We picked Eenan’s gift up (The Last of Us) and then they all got ready to leave for the week :(. I love those kiddos! We had such a great weekend. Too bad it couldn’t have lasted longer!!
Ok. Just wanted to get this posted before more time passed. I’ve got an UNO game to join!
Meatball Soup Recipe (Low-carbish!)

I’d seriously been wanting to make meatball soup for years. Since back when I’d attended a wedding expo in 2003 or 2004 and one of the exhibitors was a local Italian restaurant. The only thing I remember from that expo was the amazing little meatball soup sample I’d had from that restaurant. It was the best. I don’t know what stopped me from looking for a recipe all these years, but yesterday, as I walked through the isles of HEB to the milk section (what I originally went for; typical!) I searched Pinterest and found this recipe. I changed it up a little, to correspond just a bit better with the Keto/low-carb diet. Jorge said he was truly impressed (initially texting back meatball soup?? when I told him what I wanted to make since I was making the kids spaghetti and meatballs). And so, here is the recipe!
You’ll Need:
2 tablespoons olive oil
2 tablespoons minced garlic
1 medium sweet onion, finely diced
2 cups fresh mushrooms, sliced
1/4 teaspoon salt
1/3 teaspoon black pepper
2 tablespoons dried parsley
A few dashes of chipotle powder (to taste)
4 cups chicken broth
3 Johnsonville Beer brats, sliced and sautéed.

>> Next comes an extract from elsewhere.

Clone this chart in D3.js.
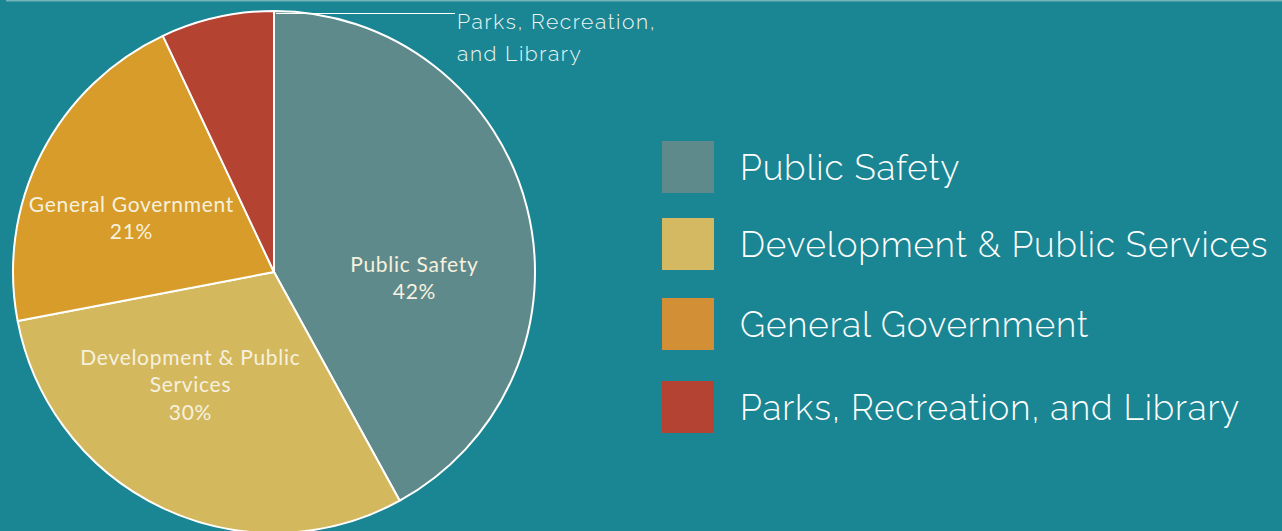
<!DOCTYPE html>
<html>
<head>
<meta charset="utf-8">
<script src="https://cdn.jsdelivr.net/npm/d3@7"></script>
<style>
  html, body { margin: 0; padding: 0; background: #1b8693; overflow: hidden; }
</style>
</head>
<body>
<div id="chart"></div>
<script>
// Data
const categories = ["Public Safety", "Development & Public Services", "General Government", "Parks, Recreation, and Library"];
const shares = [42, 30, 21, 7];
const sliceColors = ["#5f8a8b", "#d4b85e", "#d89c2a", "#b54332"];
const legendColors = ["#5f8a8b", "#d4b862", "#d38f35", "#b54334"];
const sliceLabels = [["Public Safety", "42%"], ["Development & Public", "Services", "30%"], ["General Government", "21%"], null];
const calloutLabel = ["Parks, Recreation,", "and Library"];

window.onload = function () {
  const W = 1282, H = 531;
  const svg = d3.select("#chart").append("svg")
    .attr("width", W).attr("height", H)
    .style("display", "block");

  svg.append("rect").attr("width", W).attr("height", H).attr("fill", "#1b8693");
  svg.append("rect").attr("x", 6).attr("width", W - 6).attr("height", 1.5).attr("fill", "#74b3b8");

  const cx = 274, cy = 272, r = 261;
  const g = svg.append("g").attr("transform", `translate(${cx},${cy})`);

  const data = categories.map((c, i) => ({ name: c, value: shares[i], i }));
  const pie = d3.pie().value(d => d.value).sort(null);
  const arc = d3.arc().innerRadius(0).outerRadius(r);
  const arcs = pie(data);

  g.selectAll("path.slice").data(arcs).enter().append("path")
    .attr("class", "slice")
    .attr("d", arc)
    .attr("fill", d => sliceColors[d.data.i])
    .attr("stroke", "#ffffff")
    .attr("stroke-width", 2)
    .attr("stroke-linejoin", "round");

  // label anchors (offset from pie centre)
  const spots = [[140, 6], [-84, 113], [-143, -54]];
  const lh = 27.5;
  arcs.forEach((d) => {
    const lines = sliceLabels[d.data.i];
    if (!lines) return;
    const [sx, sy] = spots[d.data.i];
    const t = g.append("text")
      .attr("text-anchor", "middle")
      .style("font-family", "Lato, 'Open Sans', sans-serif")
      .style("font-size", "21px")
      .style("letter-spacing", "0.7px")
      .style("fill", "#f6f1de");
    const top = sy - (lines.length - 1) * lh / 2;
    lines.forEach((ln, j) => {
      t.append("tspan").attr("x", sx + 0.4).attr("y", top + j * lh).attr("dy", "0.35em").text(ln);
    });
  });

  // callout for the small slice
  const topY = cy - r + 2.5;
  svg.append("line")
    .attr("x1", cx + 2).attr("y1", topY)
    .attr("x2", 455).attr("y2", topY)
    .attr("stroke", "#ffffff").attr("stroke-width", 1.2);
  const ct = svg.append("text")
    .style("font-family", "Raleway, Lato, sans-serif")
    .style("font-weight", 300)
    .style("font-size", "21px")
    .style("letter-spacing", "1.6px")
    .style("fill", "#eef6f6");
  calloutLabel.forEach((ln, j) => {
    ct.append("tspan").attr("x", 457).attr("y", 29 + j * 32).text(ln);
  });

  // legend
  const legend = svg.append("g").attr("transform", "translate(662,141)");
  const rows = legend.selectAll("g").data(categories).enter().append("g")
    .attr("transform", (d, i) => `translate(0,${[0, 77, 157, 240][i]})`);
  rows.append("rect")
    .attr("width", 52).attr("height", 52)
    .attr("fill", (d, i) => legendColors[i]);
  rows.append("text")
    .attr("x", 78).attr("y", 26).attr("dy", "0.36em")
    .style("font-family", "Raleway, Lato, sans-serif")
    .style("font-weight", 300)
    .style("font-size", "35px")
    .style("letter-spacing", "0.9px")
    .style("fill", "#ffffff")
    .text(d => d);
};
</script>
</body>
</html>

15-20 cooked Meatballs , or store-bought: I recommend HEB classic meatballs (follow baking instructions) (or your favorite)
3/4 cup sour cream
Diced chives as garnish
Directions:
Warm olive oil in a large soup pot over medium heat.
Add onions and mushrooms, and sauté. When onions are clear, add minced garlic, salt, pepper; dried parsley and a few dashes of chipotle powder. Stir occasionally for 5-10 minutes.
Pour in broth and bring to a gentle boil.
Add cooked meatballs and sautéed beer brats to pot with vegetables and broth.
Reduce heat to med-low and simmer 20 minutes.
Remove soup from heat and immediately ladle into bowls.
Top each serving with 1 tablespoon sour cream and toss in some diced chives.
Serves: 5
And that’s it! I loved it so much I brought some to work with me :). Enjoy!